En tanto, en la cola, una mujer tira del brazo de uno de los voluntarios:
–¿Puedo pasar? –le pide. Pero él no responde. La mujer se queda ahí esperando y ahora sí, él va explicando que nadie puede meterse en la fila, ni a ver al santo sin esperar. La mujer, que ya es abuela, debería hacer la cola y para eso retroceder quince cuadras hasta alcanzar la punta sobre los bordes de la cancha de Vélez.
–No puedo, a esta edad... –dice enseguida ella, a punto de desinflarse–. María Hortensia Prado, así se presenta, tiene unos ochenta años y más ganas de entrar a la iglesia que otros años. Esta vez, dirá más tarde, el motivo es fundamental: su esposo se murió hace catorce días. Después de eso no explica más, no puede, se queda llorando.

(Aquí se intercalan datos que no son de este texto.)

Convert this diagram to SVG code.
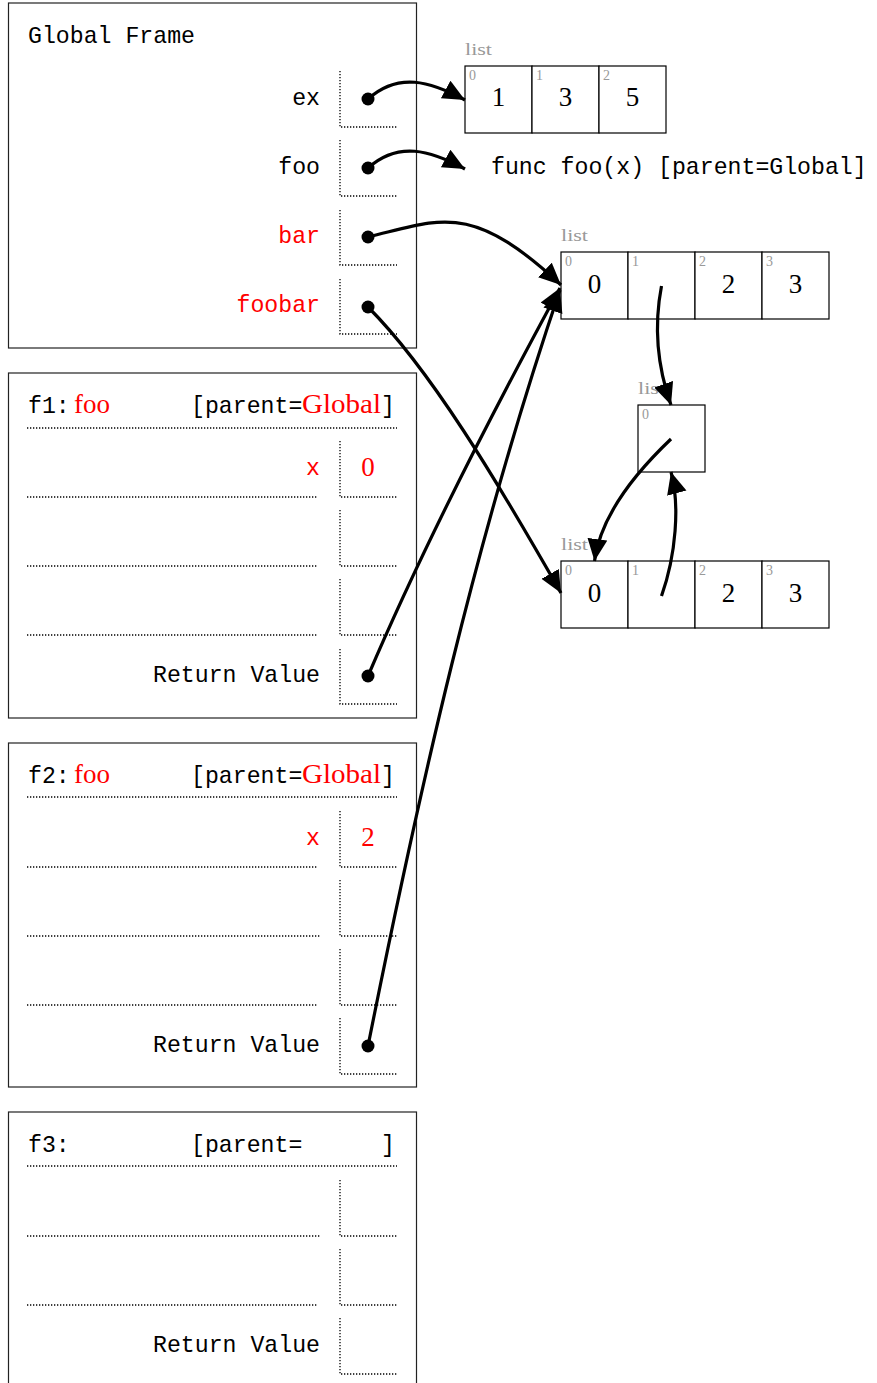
<svg xmlns="http://www.w3.org/2000/svg" width="877" height="1383" viewBox="0 0 877 1383">
  <style>
    .frame { fill: #fff; stroke: #222; stroke-width: 1.2; }
    .dot-line { stroke: #000; stroke-width: 1.3; stroke-dasharray: 1.3 1.7; fill: none; }
    .mono { font-family: "Liberation Mono", "DejaVu Sans Mono", monospace; font-size: 23.2px; fill: #000; }
    .serif { font-family: "Liberation Serif", "DejaVu Serif", serif; font-size: 27px; fill: #000; }
    .red { fill: #ff0000; }
    .end { text-anchor: end; }
    .mid { text-anchor: middle; }
    .cell { fill: #fff; stroke: #000; stroke-width: 1.2; }
    .idx { font-family: "Liberation Serif", "DejaVu Serif", serif; font-size: 14px; fill: #999; }
    .tag { font-family: "Liberation Serif", "DejaVu Serif", serif; font-size: 17px; fill: #999; }
    .ptr { fill: #000; }
    .edge { fill: none; stroke: #000; stroke-width: 3.2; marker-end: url(#head); }
  </style>
  <defs>
    <marker id="head" markerUnits="userSpaceOnUse" markerWidth="24" markerHeight="22" refX="22" refY="10" orient="auto">
      <path d="M0,0 L22,10 L0,20 z" fill="#000"/>
    </marker>
  </defs>

  <!-- Global frame -->
  <g id="global-frame">
    <rect class="frame" x="8.5" y="3" width="408" height="345"/>
    <text class="mono" x="28" y="43">Global Frame</text>
    <path class="dot-line" d="M340,71 V127 H397 M340,140 V196 H397 M340,210 V265 H397 M340,279 V334 H397"/>
    <text class="mono end" x="320" y="105">ex</text>
    <text class="mono end" x="320" y="174">foo</text>
    <text class="mono end red" x="320" y="243">bar</text>
    <text class="mono end red" x="320" y="312">foobar</text>
    <circle class="ptr" cx="368" cy="99" r="6.5"/>
    <circle class="ptr" cx="368" cy="168" r="6.5"/>
    <circle class="ptr" cx="368" cy="237" r="6.5"/>
    <circle class="ptr" cx="368" cy="307" r="6.5"/>
  </g>

  <!-- Frame f1 -->
  <g id="frame-f1">
    <rect class="frame" x="8.5" y="373" width="408" height="345"/>
    <text class="mono" x="28" y="413">f1:</text>
    <text class="serif red" x="74" y="413">foo</text>
    <text class="mono" x="191" y="413">[parent=</text>
    <text class="serif red" x="302" y="413" textLength="79" lengthAdjust="spacingAndGlyphs">Global</text>
    <text class="mono" x="381" y="413">]</text>
    <path class="dot-line" d="M27,428 H397 M27,497 H318 M27,566 H318 M27,635 H318"/>
    <path class="dot-line" d="M340,441 V497 H397 M340,510 V566 H397 M340,579 V635 H397 M340,649 V704 H397"/>
    <text class="mono end red" x="320" y="475">x</text>
    <text class="serif mid red" x="368" y="476">0</text>
    <text class="mono end" x="320" y="682">Return Value</text>
    <circle class="ptr" cx="368" cy="676" r="6.5"/>
  </g>

  <!-- Frame f2 -->
  <g id="frame-f2">
    <rect class="frame" x="8.5" y="743" width="408" height="344"/>
    <text class="mono" x="28" y="783">f2:</text>
    <text class="serif red" x="74" y="783">foo</text>
    <text class="mono" x="191" y="783">[parent=</text>
    <text class="serif red" x="302" y="783" textLength="79" lengthAdjust="spacingAndGlyphs">Global</text>
    <text class="mono" x="381" y="783">]</text>
    <path class="dot-line" d="M27,797 H397 M27,867 H318 M27,936 H320 M27,1005 H318"/>
    <path class="dot-line" d="M340,811 V867 H397 M340,880 V936 H397 M340,949 V1005 H397 M340,1018 V1074 H397"/>
    <text class="mono end red" x="320" y="845">x</text>
    <text class="serif mid red" x="368" y="846">2</text>
    <text class="mono end" x="320" y="1052">Return Value</text>
    <circle class="ptr" cx="368" cy="1046" r="6.5"/>
  </g>

  <!-- Frame f3 -->
  <g id="frame-f3">
    <rect class="frame" x="8.5" y="1112" width="408" height="320"/>
    <text class="mono" x="28" y="1152">f3:</text>
    <text class="mono" x="191" y="1152">[parent=</text>
    <text class="mono" x="381" y="1152">]</text>
    <path class="dot-line" d="M27,1166 H397 M27,1236 H321 M27,1305 H318"/>
    <path class="dot-line" d="M340,1180 V1236 H397 M340,1249 V1305 H397 M340,1318 V1374 H397"/>
    <text class="mono end" x="320" y="1352">Return Value</text>
  </g>

  <!-- List [1, 3, 5] -->
  <g id="list-ex">
    <text class="tag" x="465" y="55" textLength="27" lengthAdjust="spacingAndGlyphs">list</text>
    <rect class="cell" x="465" y="66" width="67" height="67"/>
    <rect class="cell" x="532" y="66" width="67" height="67"/>
    <rect class="cell" x="599" y="66" width="67" height="67"/>
    <text class="idx" x="469" y="80">0</text>
    <text class="idx" x="536" y="80">1</text>
    <text class="idx" x="603" y="80">2</text>
    <text class="serif mid" x="498.5" y="106">1</text>
    <text class="serif mid" x="565.5" y="106">3</text>
    <text class="serif mid" x="632.5" y="106">5</text>
  </g>

  <!-- Function object -->
  <g id="func-foo">
    <text class="mono" x="491" y="174">func foo(x) [parent=Global]</text>
  </g>

  <!-- List bound to bar -->
  <g id="list-bar">
    <text class="tag" x="561" y="241" textLength="27" lengthAdjust="spacingAndGlyphs">list</text>
    <rect class="cell" x="561" y="252" width="67" height="67"/>
    <rect class="cell" x="628" y="252" width="67" height="67"/>
    <rect class="cell" x="695" y="252" width="67" height="67"/>
    <rect class="cell" x="762" y="252" width="67" height="67"/>
    <text class="idx" x="565" y="266">0</text>
    <text class="idx" x="632" y="266">1</text>
    <text class="idx" x="699" y="266">2</text>
    <text class="idx" x="766" y="266">3</text>
    <text class="serif mid" x="594.5" y="293">0</text>
    <text class="serif mid" x="728.5" y="293">2</text>
    <text class="serif mid" x="795.5" y="293">3</text>
  </g>

  <!-- Single-element list -->
  <g id="list-inner">
    <text class="tag" x="638" y="394" textLength="27" lengthAdjust="spacingAndGlyphs">list</text>
    <rect class="cell" x="638" y="405" width="67" height="67"/>
    <text class="idx" x="642" y="419">0</text>
  </g>

  <!-- List bound to foobar -->
  <g id="list-foobar">
    <text class="tag" x="561" y="550" textLength="27" lengthAdjust="spacingAndGlyphs">list</text>
    <rect class="cell" x="561" y="561" width="67" height="67"/>
    <rect class="cell" x="628" y="561" width="67" height="67"/>
    <rect class="cell" x="695" y="561" width="67" height="67"/>
    <rect class="cell" x="762" y="561" width="67" height="67"/>
    <text class="idx" x="565" y="575">0</text>
    <text class="idx" x="632" y="575">1</text>
    <text class="idx" x="699" y="575">2</text>
    <text class="idx" x="766" y="575">3</text>
    <text class="serif mid" x="594.5" y="602">0</text>
    <text class="serif mid" x="728.5" y="602">2</text>
    <text class="serif mid" x="795.5" y="602">3</text>
  </g>

  <!-- References -->
  <g id="connectors">
    <path class="edge" d="M368,99 C398,72 430,81 465,100"/>
    <path class="edge" d="M368,168 C398,141 430,150 465,169"/>
    <path class="edge" d="M368,237 C440,220 470,200 561,285"/>
    <path class="edge" d="M368,307 C430,369 496,479 561,593"/>
    <path class="edge" d="M368,676 C423,547 492,413 560,288"/>
    <path class="edge" d="M368,1046 C419,791 476,537 560,290"/>
    <path class="edge" d="M661.5,286 C655,320 655,360 671,405"/>
    <path class="edge" d="M671,439 C630,478 600,520 594.5,561"/>
    <path class="edge" d="M661.5,596 C676,555 680,505 671,472"/>
  </g>
</svg>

Pocos minutos más tarde, ella habrá podido entrar, pero quien no lo consigue es ese hombre fornido que ahora avanza sobre el voluntario:
–¿Puedo entrar? –pregunta y la respuesta para Juan Aragón, 46 años, desocupado y obrero metalúrgico con 20 años de fábrica, será irremediablemente un “no”. “¿Qué vengo a pedir acá? –dice–. Lo que vienen a pedir todos: trabajo.” Y enseguida explica lo efectivo de un trámite ante San Cayetano: “Vengo acá, en Plaza de Mayo no pido, primero por el problema del sistema monetario: no tengo una sola moneda”.